Recorded information ::
******

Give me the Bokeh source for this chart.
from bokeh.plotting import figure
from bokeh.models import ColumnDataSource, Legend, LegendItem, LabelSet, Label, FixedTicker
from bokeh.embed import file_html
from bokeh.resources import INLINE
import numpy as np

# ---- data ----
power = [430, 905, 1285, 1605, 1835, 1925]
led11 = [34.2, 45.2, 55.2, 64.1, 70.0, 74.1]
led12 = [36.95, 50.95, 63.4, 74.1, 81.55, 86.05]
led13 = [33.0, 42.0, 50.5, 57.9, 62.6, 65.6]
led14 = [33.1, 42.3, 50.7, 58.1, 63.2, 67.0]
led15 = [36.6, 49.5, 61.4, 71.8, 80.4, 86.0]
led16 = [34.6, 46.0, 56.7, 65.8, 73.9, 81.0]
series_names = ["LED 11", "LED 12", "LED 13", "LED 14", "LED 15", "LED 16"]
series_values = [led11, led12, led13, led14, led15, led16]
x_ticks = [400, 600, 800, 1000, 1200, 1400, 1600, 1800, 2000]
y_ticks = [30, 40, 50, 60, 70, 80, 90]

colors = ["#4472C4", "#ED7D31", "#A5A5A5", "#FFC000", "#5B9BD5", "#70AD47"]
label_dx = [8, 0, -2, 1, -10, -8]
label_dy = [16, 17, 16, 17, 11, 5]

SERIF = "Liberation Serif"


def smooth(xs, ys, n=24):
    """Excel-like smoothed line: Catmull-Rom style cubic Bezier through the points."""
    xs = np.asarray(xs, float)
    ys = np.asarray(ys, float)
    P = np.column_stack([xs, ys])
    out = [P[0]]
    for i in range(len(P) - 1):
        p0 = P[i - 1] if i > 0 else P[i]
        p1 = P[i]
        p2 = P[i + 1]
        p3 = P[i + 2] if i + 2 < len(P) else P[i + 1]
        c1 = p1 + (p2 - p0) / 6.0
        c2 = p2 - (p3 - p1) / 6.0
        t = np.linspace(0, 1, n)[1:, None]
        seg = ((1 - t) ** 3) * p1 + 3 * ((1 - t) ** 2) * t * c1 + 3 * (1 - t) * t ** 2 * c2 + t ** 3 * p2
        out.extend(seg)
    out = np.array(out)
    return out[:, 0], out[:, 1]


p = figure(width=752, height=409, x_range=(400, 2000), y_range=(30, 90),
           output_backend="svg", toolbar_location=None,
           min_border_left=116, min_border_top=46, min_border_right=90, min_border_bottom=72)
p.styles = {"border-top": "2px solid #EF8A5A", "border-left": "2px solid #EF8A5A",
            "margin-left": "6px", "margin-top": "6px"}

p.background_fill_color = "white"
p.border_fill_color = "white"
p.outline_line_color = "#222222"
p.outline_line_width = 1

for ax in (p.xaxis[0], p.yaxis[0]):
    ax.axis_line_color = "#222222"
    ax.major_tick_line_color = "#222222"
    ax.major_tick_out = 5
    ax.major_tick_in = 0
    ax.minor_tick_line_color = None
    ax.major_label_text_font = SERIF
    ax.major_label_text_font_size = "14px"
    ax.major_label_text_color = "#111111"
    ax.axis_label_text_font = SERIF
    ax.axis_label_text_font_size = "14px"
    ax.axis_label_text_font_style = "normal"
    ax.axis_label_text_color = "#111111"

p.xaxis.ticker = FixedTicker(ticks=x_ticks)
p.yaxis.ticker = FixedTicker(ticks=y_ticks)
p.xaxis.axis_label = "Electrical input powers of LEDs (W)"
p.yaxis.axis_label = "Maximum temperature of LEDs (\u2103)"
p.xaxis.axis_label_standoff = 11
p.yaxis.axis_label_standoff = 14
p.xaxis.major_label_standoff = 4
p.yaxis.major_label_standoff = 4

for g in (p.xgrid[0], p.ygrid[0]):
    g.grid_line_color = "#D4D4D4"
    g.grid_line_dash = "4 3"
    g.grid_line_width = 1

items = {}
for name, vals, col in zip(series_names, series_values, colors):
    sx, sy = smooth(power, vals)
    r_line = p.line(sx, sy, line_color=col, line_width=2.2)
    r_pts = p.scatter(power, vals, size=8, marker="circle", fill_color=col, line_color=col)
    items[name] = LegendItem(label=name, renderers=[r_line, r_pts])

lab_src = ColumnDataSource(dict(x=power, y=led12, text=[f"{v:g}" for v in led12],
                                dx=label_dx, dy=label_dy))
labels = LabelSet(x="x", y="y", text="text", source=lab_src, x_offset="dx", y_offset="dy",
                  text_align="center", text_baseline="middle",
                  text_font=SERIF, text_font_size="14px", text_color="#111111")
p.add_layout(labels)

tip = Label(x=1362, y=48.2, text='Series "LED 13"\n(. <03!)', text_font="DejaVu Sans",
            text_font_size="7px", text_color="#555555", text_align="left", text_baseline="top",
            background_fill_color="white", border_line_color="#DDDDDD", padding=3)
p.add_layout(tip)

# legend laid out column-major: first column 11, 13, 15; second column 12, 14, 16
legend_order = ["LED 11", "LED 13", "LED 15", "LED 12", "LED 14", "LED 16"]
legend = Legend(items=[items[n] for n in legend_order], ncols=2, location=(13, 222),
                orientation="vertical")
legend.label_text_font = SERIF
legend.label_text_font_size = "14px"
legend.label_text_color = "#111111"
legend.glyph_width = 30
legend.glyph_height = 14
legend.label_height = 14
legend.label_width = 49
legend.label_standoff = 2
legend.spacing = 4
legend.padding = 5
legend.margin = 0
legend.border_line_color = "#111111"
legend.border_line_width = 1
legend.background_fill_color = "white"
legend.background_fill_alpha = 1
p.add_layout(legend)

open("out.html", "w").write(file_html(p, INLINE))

******

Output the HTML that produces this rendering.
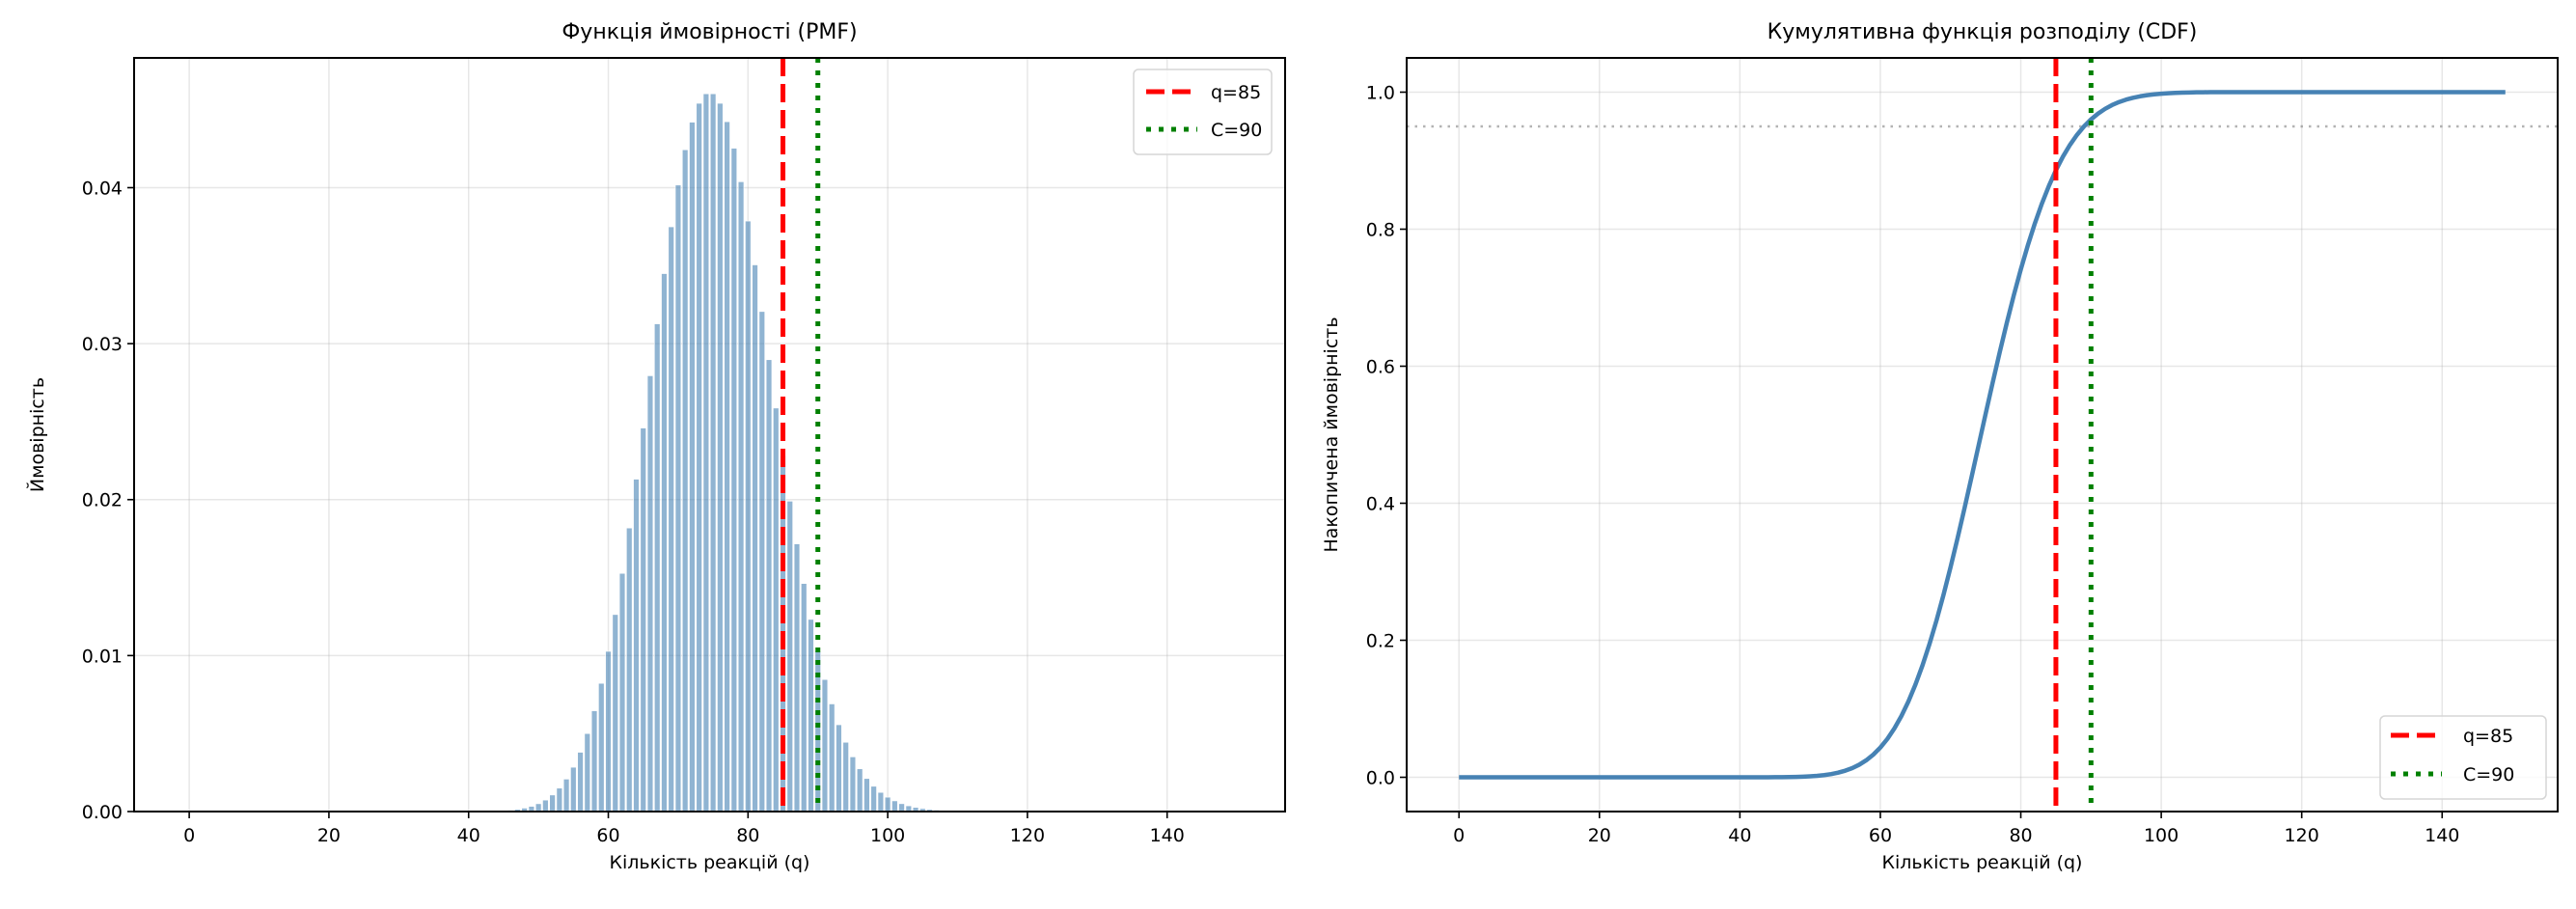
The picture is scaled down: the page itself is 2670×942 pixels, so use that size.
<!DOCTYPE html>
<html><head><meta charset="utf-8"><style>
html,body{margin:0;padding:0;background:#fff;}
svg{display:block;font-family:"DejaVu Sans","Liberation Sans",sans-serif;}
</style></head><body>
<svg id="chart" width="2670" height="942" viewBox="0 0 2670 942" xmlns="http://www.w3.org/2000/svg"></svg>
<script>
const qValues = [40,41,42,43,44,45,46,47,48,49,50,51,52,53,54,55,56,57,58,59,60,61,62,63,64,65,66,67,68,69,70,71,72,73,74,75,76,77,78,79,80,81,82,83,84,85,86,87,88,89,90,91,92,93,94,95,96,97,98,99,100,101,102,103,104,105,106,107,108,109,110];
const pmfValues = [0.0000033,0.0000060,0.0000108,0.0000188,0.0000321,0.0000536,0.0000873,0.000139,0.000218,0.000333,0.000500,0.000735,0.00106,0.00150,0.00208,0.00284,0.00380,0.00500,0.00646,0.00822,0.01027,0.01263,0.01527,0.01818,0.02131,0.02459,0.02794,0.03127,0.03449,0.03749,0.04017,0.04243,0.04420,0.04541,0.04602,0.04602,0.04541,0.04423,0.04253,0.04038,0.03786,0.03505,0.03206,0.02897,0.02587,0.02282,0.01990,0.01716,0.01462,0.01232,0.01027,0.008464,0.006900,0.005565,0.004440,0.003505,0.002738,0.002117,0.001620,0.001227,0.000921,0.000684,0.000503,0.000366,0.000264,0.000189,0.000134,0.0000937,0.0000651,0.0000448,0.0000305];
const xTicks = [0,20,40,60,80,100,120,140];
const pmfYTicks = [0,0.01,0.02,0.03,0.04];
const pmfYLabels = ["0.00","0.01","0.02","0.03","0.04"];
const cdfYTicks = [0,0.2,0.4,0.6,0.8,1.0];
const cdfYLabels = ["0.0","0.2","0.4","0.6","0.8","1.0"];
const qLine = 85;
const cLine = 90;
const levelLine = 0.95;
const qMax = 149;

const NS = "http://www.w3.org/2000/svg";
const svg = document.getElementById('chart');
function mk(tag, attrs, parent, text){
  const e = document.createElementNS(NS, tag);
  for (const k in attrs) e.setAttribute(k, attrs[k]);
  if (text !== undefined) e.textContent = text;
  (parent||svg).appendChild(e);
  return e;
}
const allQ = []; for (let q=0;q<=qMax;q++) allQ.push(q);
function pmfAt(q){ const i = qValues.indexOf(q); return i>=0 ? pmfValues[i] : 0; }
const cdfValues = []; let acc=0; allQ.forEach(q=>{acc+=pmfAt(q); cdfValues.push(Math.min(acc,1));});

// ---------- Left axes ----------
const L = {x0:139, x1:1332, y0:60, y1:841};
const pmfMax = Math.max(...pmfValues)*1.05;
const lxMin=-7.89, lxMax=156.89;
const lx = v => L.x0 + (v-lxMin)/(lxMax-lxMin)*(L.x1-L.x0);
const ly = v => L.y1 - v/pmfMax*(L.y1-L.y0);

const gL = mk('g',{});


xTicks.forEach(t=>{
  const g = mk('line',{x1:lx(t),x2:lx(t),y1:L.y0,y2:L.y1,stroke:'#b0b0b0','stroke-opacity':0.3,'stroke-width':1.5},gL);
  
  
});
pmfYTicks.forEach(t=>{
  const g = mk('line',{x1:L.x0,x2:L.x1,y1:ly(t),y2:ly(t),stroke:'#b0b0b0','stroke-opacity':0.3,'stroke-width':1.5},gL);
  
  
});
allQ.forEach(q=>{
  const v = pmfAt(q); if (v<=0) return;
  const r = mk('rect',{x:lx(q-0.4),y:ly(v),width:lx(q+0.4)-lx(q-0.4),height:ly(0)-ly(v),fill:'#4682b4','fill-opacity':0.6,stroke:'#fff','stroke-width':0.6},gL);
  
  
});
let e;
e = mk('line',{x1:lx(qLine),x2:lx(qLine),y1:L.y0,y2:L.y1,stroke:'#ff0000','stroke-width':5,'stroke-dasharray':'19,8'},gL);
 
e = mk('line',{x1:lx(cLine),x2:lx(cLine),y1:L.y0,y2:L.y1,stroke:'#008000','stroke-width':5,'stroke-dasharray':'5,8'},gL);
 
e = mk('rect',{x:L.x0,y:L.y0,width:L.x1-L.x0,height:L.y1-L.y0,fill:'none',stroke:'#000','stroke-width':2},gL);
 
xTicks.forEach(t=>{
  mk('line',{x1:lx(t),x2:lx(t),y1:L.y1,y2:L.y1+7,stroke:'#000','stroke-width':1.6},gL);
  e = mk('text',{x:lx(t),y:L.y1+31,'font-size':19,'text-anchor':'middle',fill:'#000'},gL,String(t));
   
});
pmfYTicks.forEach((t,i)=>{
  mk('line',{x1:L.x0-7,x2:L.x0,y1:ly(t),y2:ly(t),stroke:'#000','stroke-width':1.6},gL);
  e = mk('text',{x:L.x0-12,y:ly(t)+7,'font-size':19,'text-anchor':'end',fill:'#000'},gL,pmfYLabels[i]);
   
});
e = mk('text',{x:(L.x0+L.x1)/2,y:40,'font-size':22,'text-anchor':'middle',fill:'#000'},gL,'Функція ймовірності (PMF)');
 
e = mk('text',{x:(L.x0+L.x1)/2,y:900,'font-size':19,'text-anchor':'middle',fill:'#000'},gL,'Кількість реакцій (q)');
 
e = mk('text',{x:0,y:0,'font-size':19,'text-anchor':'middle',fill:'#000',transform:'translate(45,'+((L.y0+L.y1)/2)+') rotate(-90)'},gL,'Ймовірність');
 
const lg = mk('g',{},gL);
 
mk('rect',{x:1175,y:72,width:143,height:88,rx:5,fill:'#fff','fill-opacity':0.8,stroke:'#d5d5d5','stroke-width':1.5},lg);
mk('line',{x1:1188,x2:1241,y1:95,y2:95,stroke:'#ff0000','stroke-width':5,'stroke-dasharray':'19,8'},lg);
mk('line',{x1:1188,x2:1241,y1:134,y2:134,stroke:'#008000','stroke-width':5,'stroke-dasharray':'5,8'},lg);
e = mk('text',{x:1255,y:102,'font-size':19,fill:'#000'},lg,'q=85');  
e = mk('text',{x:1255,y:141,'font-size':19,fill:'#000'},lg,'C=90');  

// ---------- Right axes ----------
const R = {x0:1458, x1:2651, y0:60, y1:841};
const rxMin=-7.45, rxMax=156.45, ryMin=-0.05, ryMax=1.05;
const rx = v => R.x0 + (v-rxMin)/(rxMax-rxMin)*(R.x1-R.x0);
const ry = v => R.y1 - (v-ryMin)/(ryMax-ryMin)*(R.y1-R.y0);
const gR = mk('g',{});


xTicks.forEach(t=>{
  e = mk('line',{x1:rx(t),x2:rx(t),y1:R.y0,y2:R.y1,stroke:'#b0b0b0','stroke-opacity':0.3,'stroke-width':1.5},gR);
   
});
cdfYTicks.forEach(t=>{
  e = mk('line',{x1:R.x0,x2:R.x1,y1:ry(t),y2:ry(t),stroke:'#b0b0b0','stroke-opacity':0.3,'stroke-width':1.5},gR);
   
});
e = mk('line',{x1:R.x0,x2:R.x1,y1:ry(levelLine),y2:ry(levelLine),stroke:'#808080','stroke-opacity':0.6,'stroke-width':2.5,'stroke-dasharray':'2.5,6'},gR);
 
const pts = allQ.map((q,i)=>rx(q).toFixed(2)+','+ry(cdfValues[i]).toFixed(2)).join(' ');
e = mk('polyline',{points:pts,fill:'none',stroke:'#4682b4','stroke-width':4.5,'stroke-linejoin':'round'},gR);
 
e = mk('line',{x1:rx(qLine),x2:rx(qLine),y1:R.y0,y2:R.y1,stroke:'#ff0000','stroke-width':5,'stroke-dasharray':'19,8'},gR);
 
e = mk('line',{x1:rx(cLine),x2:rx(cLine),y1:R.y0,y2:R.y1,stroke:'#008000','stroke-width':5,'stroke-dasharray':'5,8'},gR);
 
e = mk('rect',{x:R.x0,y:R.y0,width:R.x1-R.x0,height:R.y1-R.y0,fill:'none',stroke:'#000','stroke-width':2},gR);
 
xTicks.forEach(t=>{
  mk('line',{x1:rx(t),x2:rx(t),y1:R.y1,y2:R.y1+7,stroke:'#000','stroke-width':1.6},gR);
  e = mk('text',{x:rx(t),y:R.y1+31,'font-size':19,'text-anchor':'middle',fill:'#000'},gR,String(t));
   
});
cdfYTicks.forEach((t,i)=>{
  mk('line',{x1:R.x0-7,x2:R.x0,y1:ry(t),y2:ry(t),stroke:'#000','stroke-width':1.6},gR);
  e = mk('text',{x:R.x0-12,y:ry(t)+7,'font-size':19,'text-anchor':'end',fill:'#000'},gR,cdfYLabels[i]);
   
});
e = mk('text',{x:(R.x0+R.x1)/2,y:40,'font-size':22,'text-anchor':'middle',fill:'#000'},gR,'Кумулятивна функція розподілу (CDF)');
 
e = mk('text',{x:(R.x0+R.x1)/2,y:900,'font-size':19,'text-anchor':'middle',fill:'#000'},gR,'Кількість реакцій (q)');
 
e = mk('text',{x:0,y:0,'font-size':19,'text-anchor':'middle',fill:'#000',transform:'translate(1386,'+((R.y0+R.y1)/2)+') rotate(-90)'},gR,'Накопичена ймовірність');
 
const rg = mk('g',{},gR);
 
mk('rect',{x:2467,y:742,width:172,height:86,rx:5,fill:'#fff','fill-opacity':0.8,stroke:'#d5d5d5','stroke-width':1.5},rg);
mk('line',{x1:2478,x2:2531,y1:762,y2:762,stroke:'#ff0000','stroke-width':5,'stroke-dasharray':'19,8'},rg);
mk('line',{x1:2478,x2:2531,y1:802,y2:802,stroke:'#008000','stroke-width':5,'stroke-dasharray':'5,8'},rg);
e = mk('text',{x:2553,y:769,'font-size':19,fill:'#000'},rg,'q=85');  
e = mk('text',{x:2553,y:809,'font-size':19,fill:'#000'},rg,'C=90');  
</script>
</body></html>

******

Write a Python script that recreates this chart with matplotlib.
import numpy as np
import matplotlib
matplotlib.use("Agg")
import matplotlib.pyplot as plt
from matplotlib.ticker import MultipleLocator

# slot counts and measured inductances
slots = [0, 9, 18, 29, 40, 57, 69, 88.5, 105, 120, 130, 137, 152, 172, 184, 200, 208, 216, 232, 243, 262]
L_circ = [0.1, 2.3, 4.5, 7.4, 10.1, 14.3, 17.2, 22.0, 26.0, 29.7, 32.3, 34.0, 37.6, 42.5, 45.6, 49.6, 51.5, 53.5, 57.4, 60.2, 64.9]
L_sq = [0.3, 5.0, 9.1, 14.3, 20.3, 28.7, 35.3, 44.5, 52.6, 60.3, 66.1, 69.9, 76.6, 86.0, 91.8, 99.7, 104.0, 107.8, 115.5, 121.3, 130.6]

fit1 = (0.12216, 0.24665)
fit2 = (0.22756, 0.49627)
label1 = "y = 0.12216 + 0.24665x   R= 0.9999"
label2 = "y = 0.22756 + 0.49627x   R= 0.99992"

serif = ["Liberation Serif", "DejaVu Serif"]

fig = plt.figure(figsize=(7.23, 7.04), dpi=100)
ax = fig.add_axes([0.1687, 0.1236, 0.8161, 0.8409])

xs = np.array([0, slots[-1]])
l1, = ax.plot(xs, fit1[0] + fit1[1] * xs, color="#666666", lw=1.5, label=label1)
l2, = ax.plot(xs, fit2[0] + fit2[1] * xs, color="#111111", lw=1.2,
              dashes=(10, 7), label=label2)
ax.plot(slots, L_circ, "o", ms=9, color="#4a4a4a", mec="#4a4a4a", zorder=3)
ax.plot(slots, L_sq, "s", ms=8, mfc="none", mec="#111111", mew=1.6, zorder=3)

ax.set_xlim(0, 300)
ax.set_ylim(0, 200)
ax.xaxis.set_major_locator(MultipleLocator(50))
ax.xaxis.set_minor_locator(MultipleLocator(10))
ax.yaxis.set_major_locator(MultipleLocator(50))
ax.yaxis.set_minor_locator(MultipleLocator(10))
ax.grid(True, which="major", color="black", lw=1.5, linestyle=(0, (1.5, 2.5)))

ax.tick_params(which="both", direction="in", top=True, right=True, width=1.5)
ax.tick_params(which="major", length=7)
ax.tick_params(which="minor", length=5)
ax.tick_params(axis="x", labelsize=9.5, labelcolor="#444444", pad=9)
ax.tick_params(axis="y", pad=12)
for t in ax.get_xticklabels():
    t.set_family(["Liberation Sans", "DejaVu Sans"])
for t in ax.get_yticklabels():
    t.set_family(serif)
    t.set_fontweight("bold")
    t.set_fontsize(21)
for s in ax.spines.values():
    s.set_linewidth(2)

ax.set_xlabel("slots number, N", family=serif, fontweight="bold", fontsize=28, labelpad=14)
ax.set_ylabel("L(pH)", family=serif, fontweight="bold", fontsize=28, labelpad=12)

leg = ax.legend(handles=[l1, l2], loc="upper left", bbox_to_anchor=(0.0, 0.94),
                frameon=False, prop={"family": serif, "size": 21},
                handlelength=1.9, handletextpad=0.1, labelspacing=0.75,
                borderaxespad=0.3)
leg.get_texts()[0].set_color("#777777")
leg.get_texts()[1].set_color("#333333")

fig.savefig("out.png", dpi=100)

******

Using the listing above, show each line holding the string "chart".

Task answer ::
Give me the Bokeh source for this chart.
<svg id="chart" width="2670" height="942" viewBox="0 0 2670 942" xmlns="http://www.w3.org/2000/svg"></svg>
const svg = document.getElementById('chart');
Write a Python script that recreates this chart with matplotlib.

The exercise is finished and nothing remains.